**Exercise task:** Using the listing below, extract each line that has the word "document" in it.
━━━━
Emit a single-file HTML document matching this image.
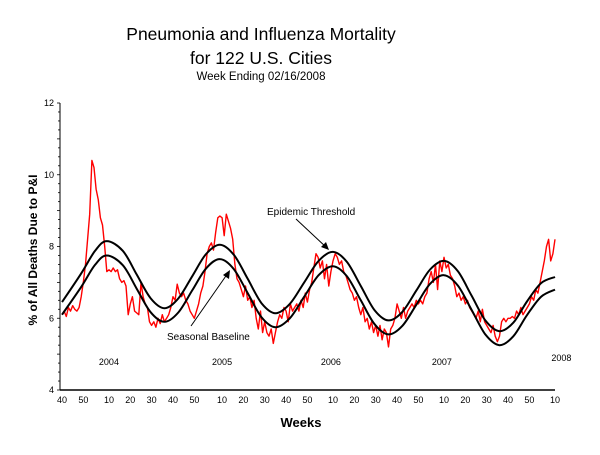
<!DOCTYPE html>
<html><head><meta charset="utf-8"><style>
body{margin:0;background:#fff;}
svg text{font-family:"Liberation Sans",Arial,sans-serif;}
</style></head><body>
<svg id="chart" width="600" height="450" viewBox="0 0 600 450" xmlns="http://www.w3.org/2000/svg">
<rect width="600" height="450" fill="#fff"/>
<text x="261" y="40" font-size="17.5" text-anchor="middle">Pneumonia and Influenza Mortality</text>
<text x="261" y="64" font-size="17.5" text-anchor="middle">for 122 U.S. Cities</text>
<text x="261" y="80" font-size="11.5" text-anchor="middle">Week Ending 02/16/2008</text>
<text transform="translate(37,250) rotate(-90)" font-size="12" font-weight="bold" text-anchor="middle">% of All Deaths Due to P&amp;I</text>
<text x="301" y="427" font-size="13" font-weight="bold" text-anchor="middle">Weeks</text>
<g id="grid"></g>
<g id="marks"></g>
<text x="267" y="215" font-size="10">Epidemic Threshold</text>
<text x="167" y="340" font-size="10">Seasonal Baseline</text>
<line x1="296" y1="219" x2="327" y2="248" stroke="#000" stroke-width="1"/>
<polygon points="329,250 321,247 326,242" fill="#000"/>
<line x1="191" y1="326" x2="228" y2="273" stroke="#000" stroke-width="1"/>
<polygon points="230,270 223,275 229,279" fill="#000"/>
</svg>
<script>
const yTicks=[4,6,8,10,12];
const xTickWeeks=[0,10,22,32,42,52,62,75,85,95,105,115,127,137,147,157,167,179,189,199,209,219,231];
const xTickLabels=["40","50","10","20","30","40","50","10","20","30","40","50","10","20","30","40","50","10","20","30","40","50","10"];
const yearLabels=["2004","2005","2006","2007","2008"];
const yearLabelWeeks=[22,75,126,178,234];
const pi_values=[6.1,6.2,6.05,6.3,6.2,6.35,6.25,6.2,6.3,6.6,
7.0,7.5,8.2,8.9,10.4,10.2,9.6,9.3,8.8,8.6,
8.0,7.3,7.35,7.3,7.4,7.3,7.35,7.1,7.0,7.05,
6.9,6.1,6.4,6.6,6.2,6.15,6.1,7.0,6.6,6.4,
6.3,5.9,5.8,5.9,5.75,6.0,5.85,6.1,5.9,6.0,
6.1,6.3,6.6,6.5,6.95,6.7,6.6,6.7,6.5,6.4,
6.2,6.1,6.0,6.2,6.4,6.7,6.9,7.3,7.8,8.0,
8.1,7.9,8.4,8.8,8.85,8.8,8.3,8.9,8.7,8.5,
8.2,7.5,7.1,7.0,6.8,6.6,6.9,6.5,6.6,6.3,
6.5,6.0,5.7,6.2,5.6,5.9,5.6,5.5,5.7,5.3,
5.6,5.9,6.1,6.0,6.3,6.2,5.9,6.4,6.2,6.3,
6.4,6.2,6.5,6.3,6.7,6.45,6.8,7.0,7.4,7.8,
7.7,7.4,7.6,7.1,7.5,6.9,7.3,7.6,7.8,7.7,
7.5,7.6,7.3,7.2,7.0,6.8,6.7,6.5,6.6,6.3,
6.1,6.3,5.9,6.0,5.7,5.9,5.6,5.8,5.5,5.8,
5.4,5.7,5.6,5.2,5.7,5.8,6.0,6.4,6.2,6.0,
6.3,6.0,6.2,6.3,6.4,6.3,6.5,6.4,6.5,6.4,
6.6,6.7,7.1,7.3,7.0,7.5,6.8,7.6,7.3,7.7,
7.4,7.5,7.2,7.1,6.9,6.6,6.7,6.5,6.6,6.4,
6.5,6.3,6.2,6.1,6.0,6.2,5.9,6.25,5.9,5.8,
5.7,5.6,5.8,5.5,5.35,5.5,5.9,6.0,5.9,6.0,
6.0,6.05,6.0,6.2,6.1,6.3,6.1,6.2,6.3,6.4,
6.6,6.5,6.8,6.7,7.0,7.3,7.6,8.0,8.2,7.6,
7.8,8.2];
const curveWeeks=[0,9,15.5,21,28.5,35,41.5,48,54.5,61,67.5,74,80.5,87,93.5,100,106.75,113.5,120.25,127,133.5,140,146.5,153,159.5,166,172.5,179,185.5,192,198.5,205,211.5,218,224.5,231];
const baselineValues=[6.1,6.875,7.49,7.75,7.48,6.825,6.17,5.9,6.16,6.775,7.39,7.65,7.37,6.7,6.03,5.75,6.0,6.6,7.2,7.45,7.17,6.5,5.83,5.55,5.79,6.375,6.96,7.2,6.91,6.225,5.54,5.25,5.5,6.1,6.6,6.8];
const thresholdValues=[6.45,7.25,7.88,8.15,7.88,7.22,6.56,6.28,6.55,7.17,7.79,8.05,7.77,7.1,6.42,6.14,6.4,7.0,7.6,7.85,7.57,6.9,6.22,5.94,6.18,6.77,7.36,7.6,7.31,6.62,5.93,5.64,5.88,6.48,6.98,7.15];

const X0=60,X1=555,Y0=390,Y1=103,WMAX=231,VMIN=4,VMAX=12;
const xs=w=>X0+2+w*(X1-X0-2)/WMAX;
const ys=v=>Y0-(v-VMIN)*(Y0-Y1)/(VMAX-VMIN);
const NS="http://www.w3.org/2000/svg";
const grid=document.getElementById('grid'),marks=document.getElementById('marks');
function mk(tag,attrs,parent){const e=document.createElementNS(NS,tag);for(const k in attrs)e.setAttribute(k,attrs[k]);parent.appendChild(e);return e;}

const ya=mk('line',{x1:X0,y1:Y1,x2:X0,y2:Y0,stroke:'#000','stroke-width':1},grid);


const xa=mk('line',{x1:X0,y1:Y0,x2:X1,y2:Y0,stroke:'#000','stroke-width':1.5},grid);


for(let v=VMIN;v<=VMAX+0.001;v+=0.25){
  const t=mk('line',{x1:X0-(Math.abs(v-Math.round(v))<0.01?3:2),y1:ys(v),x2:X0,y2:ys(v),stroke:'#000','stroke-width':0.8},grid);
  
  
}
yTicks.forEach(v=>{
  const t=mk('text',{x:X0-6,y:ys(v)+3,'font-size':9,'text-anchor':'end'},grid);t.textContent=v;
  
  
});
xTickWeeks.forEach((w,i)=>{
  const t=mk('text',{x:xs(w),y:403,'font-size':9,'text-anchor':'middle'},grid);t.textContent=xTickLabels[i];
  
  
});
yearLabels.forEach((y,i)=>{
  const t=mk('text',{x:xs(yearLabelWeeks[i]),y:i==4?361:365,'font-size':9,'text-anchor':'middle'},grid);t.textContent=y;
  
  
});
function smooth(wk,vals){
  const p=wk.map((w,i)=>[xs(w),ys(vals[i])]);
  let d='M'+p[0][0].toFixed(1)+','+p[0][1].toFixed(1);
  for(let i=0;i<p.length-1;i++){
    const a=p[Math.max(0,i-1)],b=p[i],c=p[i+1],e=p[Math.min(p.length-1,i+2)];
    const c1=[b[0]+(c[0]-a[0])/6,b[1]+(c[1]-a[1])/6],c2=[c[0]-(e[0]-b[0])/6,c[1]-(e[1]-b[1])/6];
    d+='C'+c1.map(n=>n.toFixed(1))+' '+c2.map(n=>n.toFixed(1))+' '+c[0].toFixed(1)+','+c[1].toFixed(1);
  }
  return d;
}
const red=mk('polyline',{points:pi_values.map((v,i)=>xs(i).toFixed(1)+','+ys(v).toFixed(1)).join(' '),fill:'none',stroke:'#ff0000','stroke-width':1.4,'stroke-linejoin':'round'},marks);


const bl=mk('path',{d:smooth(curveWeeks,baselineValues),fill:'none',stroke:'#000','stroke-width':2},marks);


const th=mk('path',{d:smooth(curveWeeks,thresholdValues),fill:'none',stroke:'#000','stroke-width':2},marks);


</script>
</body></html>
━━━━
**Written answer:**
Emit a single-file HTML document matching this image.
const grid=document.getElementById('grid'),marks=document.getElementById('marks');
function mk(tag,attrs,parent){const e=document.createElementNS(NS,tag);for(const k in attrs)e.setAttribute(k,attrs[k]);parent.appendChild(e);return e;}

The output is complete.